Friday, May 27, 2011

Moral Courage and Facing Others (Draft)

Here's a draft of a short paper on some of the thinking I've been doing about moral courage. The thesis:
Rather than seeking to place direct constraints on the content of those convictions and commitments that can be served with moral courage, I suggest that, whatever one’s convictions and causes, moral courage requires facing one’s adversaries in a manner that does not objectify the other. This account allows us to recognize moral courage even in those whose causes we do not share, but does not go so far as to imply that any sort of action taken in the service of one’s cause reflects moral courage.
Comments (and counterexamples) greatly appreciated.

(Note: I just realized that the final footnote is incomplete. I'll post an amended draft shortly. Update 5/29/11: footnote fixed. Update 5/31/11: some further revisions and notes included.)

Tuesday, May 24, 2011

Facing Others

Moral courage is the form of courage exhibited by someone who acts well, in the face of danger, in the service of one's convictions--the "courage of conviction." We can distinguish moral courage from the merely physical courage of someone who enters into dangerous action (while aware of the risks and perhaps fearful, but not uncontrollably so, of them) in that the morally courageous person acts in defense or pursuit of something of central value to him or herself. (At the same time, moral courage may often involve significant physical courage.)

It is easy to praise moral courage (and courage in general) when its manifestations square with our own expectations and values. Thus, Socrates, Gandhi, and Martin Luther King, Jr., are for us obvious exemplars of moral courage. But then we turn to cases like the 9/11 hijackers, suicide bombers, Scott Roeder (the man who murdered Dr. George Tiller, an abortion provider), and other "fanatics," and it becomes clear that if these individuals are also morally courageous--they seem to have had the "courage of conviction"--then moral courage can motivate behavior that we feel ought to be condemned.

In a previous post I raised some questions about whether "sneaking around" or otherwise attacking one's foes at moments of ordinary human vulnerability can be reasonably described as courageous.
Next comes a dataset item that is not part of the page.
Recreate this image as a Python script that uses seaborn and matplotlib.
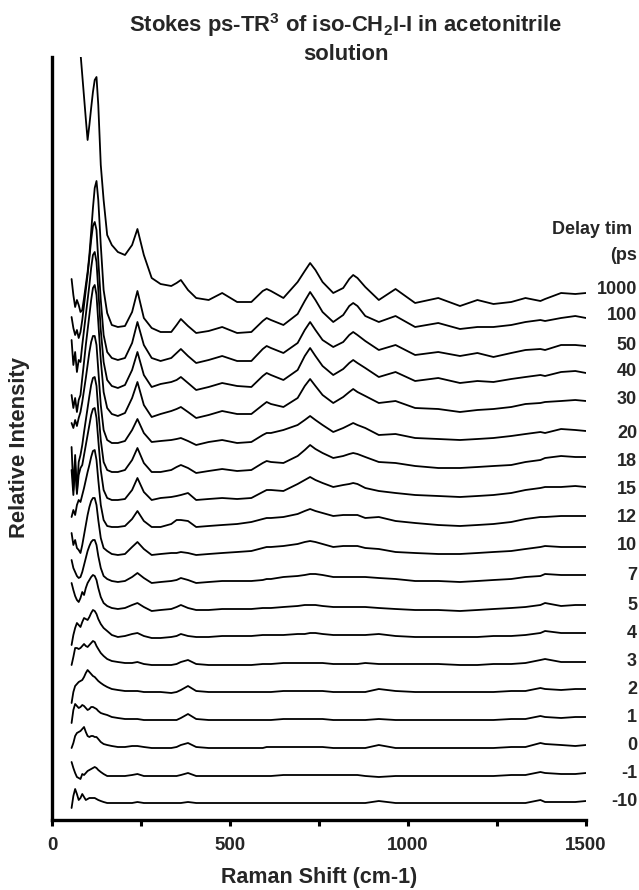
import matplotlib
matplotlib.use('Agg')
import matplotlib.pyplot as plt
import pandas as pd
import seaborn as sns

# Raman shift grid (cm-1) shared by every spectrum
raman_shift = [55, 60, 65, 70, 75, 80, 85, 90, 95, 100, 105, 110, 115, 120, 125, 130,
               137, 145, 155, 168, 185, 205, 225,
               240, 258, 280, 305, 335, 350, 362, 382, 405, 440, 478,
               520, 560, 592, 603, 615, 650, 690, 710, 725, 740, 760, 790, 818, 835, 846, 858,
               880, 918, 965, 1020, 1085, 1146, 1195, 1240, 1290, 1330,
               1372, 1385, 1430, 1470, 1500]

# delay times (ps) and the vertical offset of each stacked trace
delay_labels = ['1000', '100', '50', '40', '30', '20', '18', '15', '12', '10',
                '7', '5', '4', '3', '2', '1', '0', '-1', '-10']
baseline_offsets = [530, 504, 475, 448, 420, 386, 358, 331, 303, 274,
                    244, 214, 186, 158, 130, 102, 74, 46, 18]

# relative intensities, one list per delay
i_1000 = [350, 328, 306, 282, 260, 237, 215, 193, 171, 150, 165, 182, 198, 210, 213, 185,
          125, 90, 55, 45, 38, 35, 45,
          61, 35, 12, 6, 4, 7, 10, 0, -8, -10, -3,
          -12, -12, -1, 1, -1, -8, 8, 19, 27, 20, 8, -3, 2, 11, 15, 12,
          3, -10, 1, -13, -8, -16, -10, -14, -12, -8,
          -11, -9, -3, -4, -3]
i_100 = [37, 21, 9, 16, 11, 4, 6, 18, 31, 44, 61, 84, 108, 128, 135, 116,
         71, 26, 3, -9, -11, -10, 4,
         25, -2, -12, -16, -16, -9, -3, -10, -17, -15, -11,
         -17, -16, -5, -2, -4, -9, 2, 15, 24, 16, 4, -6, 1, 10, 13, 10,
         0, -6, 0, -11, -7, -13, -11, -11, -9, -6,
         -4, -5, -2, 0, -2]
i_50 = [28, 17, 10, 15, 7, 13, 25, 40, 55, 70, 87, 105, 119, 123, 115, 85,
        45, 10, -7, -13, -15, -13, 2,
        23, 0, -13, -16, -13, -8, -4, -11, -18, -15, -11,
        -16, -16, -4, -1, -3, -8, 2, 15, 23, 15, 5, -2, 3, 10, 13, 10,
        4, -5, 0, -10, -7, -11, -8, -12, -8, -5,
        -4, -5, 0, 0, -1]
i_40 = [32, 7, 20, 0, 12, 10, 27, 42, 57, 72, 87, 104, 117, 120, 110, 82,
        42, 10, -8, -14, -16, -13, 2,
        20, -3, -15, -12, -10, -8, -5, -11, -18, -15, -11,
        -14, -15, -4, -1, -3, -8, 2, 16, 24, 16, 6, -3, 3, 9, 12, 9,
        4, -5, 0, -9, -6, -11, -9, -10, -7, -5,
        -3, -4, 0, 1, -1]
i_30 = [5, -8, 2, -12, 0, 5, 22, 38, 55, 70, 85, 100, 112, 115, 105, 78,
        40, 8, -8, -14, -16, -13, 2,
        18, -5, -17, -14, -11, -9, -7, -12, -18, -15, -11,
        -14, -14, -5, -2, -4, -7, 2, 14, 21, 14, 5, -3, 3, 8, 11, 8,
        4, -3, -1, -8, -9, -12, -10, -9, -7, -4,
        -3, -2, -1, 0, -1]
i_20 = [11, 6, 14, 8, 16, 22, 32, 44, 56, 69, 82, 92, 98, 98, 89, 64,
        29, 4, -6, -9, -9, -7, 4,
        15, 1, -8, -7, -6, -5, -4, -7, -11, -8, -6,
        -9, -8, -1, 1, 1, 4, 9, 14, 18, 14, 9, 2, 6, 9, 11, 9,
        6, -1, 0, -4, -5, -6, -5, -4, -2, 0,
        2, 1, 5, 4, 3]
i_18 = [15, -28, 7, -30, 0, 7, 17, 30, 42, 54, 66, 77, 84, 85, 76, 52,
        22, 0, -8, -10, -10, -8, 2,
        14, -1, -10, -10, -8, -5, -3, -6, -11, -9, -7,
        -9, -8, -1, 1, 0, -1, 6, 12, 17, 13, 9, 4, 6, 8, 9, 8,
        5, 0, -1, -4, -6, -6, -5, -4, -3, 0,
        2, 4, 6, 5, 5]
i_15 = [19, -6, 24, -5, 14, 21, 24, 34, 44, 54, 64, 74, 80, 81, 71, 49,
        19, -1, -9, -11, -11, -10, -1,
        11, -3, -11, -9, -8, -7, -6, -4, -11, -10, -9,
        -10, -9, -3, -1, -1, -2, 5, 9, 12, 9, 6, 2, 4, 5, 6, 5,
        1, -2, -4, -6, -7, -8, -7, -6, -4, -1,
        1, 2, 2, 3, 2]
i_12 = [0, 7, 2, 12, 17, 15, 22, 29, 37, 45, 52, 60, 66, 67, 57, 37,
        12, -3, -9, -10, -10, -9, -2,
        6, -4, -10, -10, -7, -3, -3, -4, -10, -9, -8,
        -7, -5, -2, -1, -1, 0, 3, 6, 8, 6, 4, 1, 2, 2, 2, 2,
        -1, 0, -4, -6, -8, -9, -8, -7, -5, -2,
        0, 0, 1, 1, 1]
i_10 = [13, 1, 6, -2, -4, -7, 1, 11, 21, 31, 39, 45, 48, 48, 41, 26,
        8, -2, -5, -8, -9, -8, -1,
        4, -3, -9, -8, -7, -7, -6, -7, -9, -8, -7,
        -6, -5, -2, -1, -1, 0, 2, 4, 5, 4, 2, -1, 0, 0, 0, 0,
        -2, -3, -6, -7, -8, -8, -7, -6, -5, -3,
        -1, 0, -1, -1, -1]
i_7 = [16, 8, 4, 0, -2, -1, 4, 11, 18, 25, 30, 34, 36, 36, 31, 20,
       8, 0, -3, -5, -6, -5, -1,
       3, -2, -7, -6, -5, -4, -2, -4, -7, -6, -5,
       -5, -5, -4, -3, -3, -1, 0, 1, 2, 2, 1, -1, -1, -1, -1, -1,
       -1, -2, -3, -5, -5, -6, -5, -4, -3, -1,
       0, 2, 1, 1, 1]
i_5 = [23, 16, 10, 6, 4, 8, 14, 11, 18, 23, 26, 29, 31, 30, 26, 18,
       9, 3, 0, -2, -3, -2, 1,
       3, -1, -5, -4, -3, -1, 1, -2, -4, -4, -3,
       -3, -3, -2, -2, -2, -1, 0, 1, 1, 1, 0, -1, -1, -1, -1, -1,
       -1, -2, -3, -4, -4, -5, -4, -3, -2, -1,
       1, 3, 0, 1, 1]
i_4 = [-11, -1, 6, 11, 9, 7, 12, 16, 15, 14, 17, 21, 24, 23, 20, 15,
       10, 6, 3, -1, -3, -2, 0,
       1, -2, -4, -4, -3, -2, 0, -2, -3, -3, -2,
       -2, -2, -1, -1, -1, -1, 0, 0, 1, 1, 0, -1, -1, -1, -1, -1,
       -1, 0, -2, -3, -3, -3, -3, -2, -2, -1,
       1, 3, 1, 1, 1]
i_3 = [-3, 5, 14, 14, 13, 14, 16, 18, 16, 15, 17, 19, 21, 20, 16, 13,
       9, 6, 3, 1, 0, -1, -1,
       0, -2, -3, -3, -3, -2, 0, 2, -2, -3, -3,
       -3, -3, -2, -2, -2, -1, -1, -1, -1, -1, -1, -2, -2, -2, -2, -2,
       -1, -2, -2, -2, -2, -3, -3, -2, -2, -1,
       2, 3, 0, 0, 0]
i_2 = [-13, -2, 4, 6, 8, 9, 10, 13, 17, 20, 18, 16, 14, 13, 11, 9,
       7, 5, 3, 1, 0, -1, -1,
       -1, -2, -2, -2, -3, -2, 0, 4, -1, -2, -2,
       -2, -2, -2, -2, -2, -1, -1, -1, -1, -1, -1, -2, -2, -2, -2, -2,
       -2, 1, -1, -2, -2, -2, -2, -2, -1, -1,
       2, 1, 0, 1, 1]
i_1 = [-5, 8, 14, 12, 10, 11, 13, 12, 10, 8, 9, 11, 11, 10, 9, 7,
       5, 4, 3, 1, 0, -1, -1,
       -1, -2, -2, -2, -2, -2, 0, 4, -1, -2, -2,
       -2, -2, -2, -2, -2, -1, -1, -1, -1, -1, -1, -2, -2, -2, -2, -2,
       -2, -1, -2, -2, -2, -2, -2, -2, -1, -1,
       2, 1, 0, 1, 1]
i_0 = [-2, 3, 10, 13, 14, 15, 17, 19, 14, 10, 9, 10, 10, 9, 9, 7,
       4, 2, 1, 0, -1, -1, 0,
       0, -1, -2, -2, -2, -1, 1, 3, -1, -2, -2,
       -2, -2, -2, -1, -1, -1, -1, -1, -1, -1, -1, -2, -2, -2, -2, -2,
       -2, 1, -2, -2, -2, -2, -2, -2, -1, -1,
       3, 2, 1, 0, 1]
i_m1 = [12, 6, 1, -3, -4, -5, 0, -1, 1, 3, 4, 5, 6, 7, 6, 4,
        2, 0, -2, -2, -2, -2, -1,
        0, -2, -2, -2, -2, -2, -1, 1, -2, -2, -2,
        -2, -2, -2, -2, -2, -1, -1, -1, -1, -1, -1, -1, -1, -1, -1, -1,
        -2, -3, -2, -2, -2, -2, -2, -2, -1, -1,
        2, 1, 0, 0, 1]
i_m10 = [-6, 6, 13, 8, 2, 4, 8, 5, 2, 3, 4, 4, 4, 4, 3, 2,
         1, 0, -1, -1, -1, -1, -1,
         0, -1, -1, -1, -1, -1, -1, 0, -1, -1, -1,
         -1, -1, -1, -1, -1, -1, -1, -1, -1, -1, -1, -1, -1, -1, -1, -1,
         -1, 1, -1, -1, -1, -1, -1, -1, -1, -1,
         2, 0, 0, 0, 1]

spectra = [i_1000, i_100, i_50, i_40, i_30, i_20, i_18, i_15, i_12, i_10,
           i_7, i_5, i_4, i_3, i_2, i_1, i_0, i_m1, i_m10]

# long table: one row per point, traces stacked by their offset
rows = []
for label, offset, values in zip(delay_labels, baseline_offsets, spectra):
    assert len(values) == len(raman_shift), label
    for x, v in zip(raman_shift, values):
        rows.append({'shift': x, 'signal': offset + v, 'delay': label})
df = pd.DataFrame(rows)

sns.set_style('white')
plt.rcParams['font.family'] = ['Liberation Sans', 'DejaVu Sans']
plt.rcParams['font.weight'] = 'bold'
plt.rcParams['mathtext.fontset'] = 'custom'
plt.rcParams['mathtext.rm'] = 'Liberation Sans:bold'
plt.rcParams['mathtext.bf'] = 'Liberation Sans:bold'
plt.rcParams['mathtext.default'] = 'bf'

W, H = 639, 890
fig = plt.figure(figsize=(W / 100, H / 100), dpi=100)
ax = fig.add_axes([52 / W, 70 / H, 534 / W, 763 / H])

sns.lineplot(data=df, x='shift', y='signal', units='delay', estimator=None,
             color='black', lw=1.3, sort=False, legend=False, ax=ax)

ax.set_xlim(0, 1500)
ax.set_ylim(0, 763)

for side in ['top', 'right']:
    ax.spines[side].set_visible(False)
for side in ['left', 'bottom']:
    ax.spines[side].set_color('black')
    ax.spines[side].set_linewidth(2.4)

ax.set_yticks([])
ax.set_xticks([0, 500, 1000, 1500])
ax.set_xticks([250, 750, 1250], minor=True)
ax.tick_params(axis='x', which='both', direction='out', length=4, width=2.2,
               color='black', bottom=True)
ax.tick_params(axis='x', which='major', labelsize=13.5, pad=8)
for lab in ax.get_xticklabels():
    lab.set_fontweight('bold')

ax.set_xlabel('Raman Shift (cm-1)', fontsize=15.5, fontweight='bold', va='center')
ax.xaxis.set_label_coords(0.5, -(878 - 820) / 763)
ax.set_ylabel('Relative Intensity', fontsize=15.8, fontweight='bold', va='center')
ax.yaxis.set_label_coords((20 - 52) / 534, (820 - 448) / 763)

# delay labels on the right
x_lab = (637 - 52) / 534
for label, offset in zip(delay_labels, baseline_offsets):
    ax.text(x_lab, offset, label, transform=ax.get_yaxis_transform(),
            ha='right', va='center', fontsize=13, fontweight='bold')
ax.text(x_lab - 0.01, 820 - 230, 'Delay tim', transform=ax.get_yaxis_transform(),
        ha='right', va='center', fontsize=13, fontweight='bold')
ax.text(x_lab, 820 - 255, '(ps', transform=ax.get_yaxis_transform(),
        ha='right', va='center', fontsize=13, fontweight='bold')

fig.text(346 / W, 1 - 25 / H, 'Stokes ps-TR$^3$ of iso-CH$_2$I-I in acetonitrile',
         ha='center', va='center', fontsize=15.8, fontweight='bold')
fig.text(346 / W, 1 - 55 / H, 'solution',
         ha='center', va='center', fontsize=15.8, fontweight='bold')

fig.savefig('out.png', dpi=100)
I want now to frame this more specifically in terms of moral courage. If Socrates, Gandhi, and King are to be taken as paradigms of moral courage, then I would suggest that an important feature of their actions has to do with the manner in which they each faced their adversaries. Namely, they faced them as one subject to another subject. They did not objectify, or otherwise circumvent a direct confrontation with the will of the other. This was not a matter of giving their adversaries a "fighting chance," but rather a matter of acknowledging the subjectivity of those who would oppose their values and convictions. The following is part of what I say about this in an essay I'm working on:

When one acts for the sake of a cause, one expresses value to others; one’s actions are addressed to others as an expression of that value. But if one objectifies the other, then one treats that other as something unable to receive that expression of value. Objectification precludes the possibility of facing the other, because objects do not have a face (in this sense). The person who refuses to acknowledge the reality and subjectivity of the other, and refuses out of fear, or who circumvents an open confrontation with those others, as subjects, is thus a kind of coward.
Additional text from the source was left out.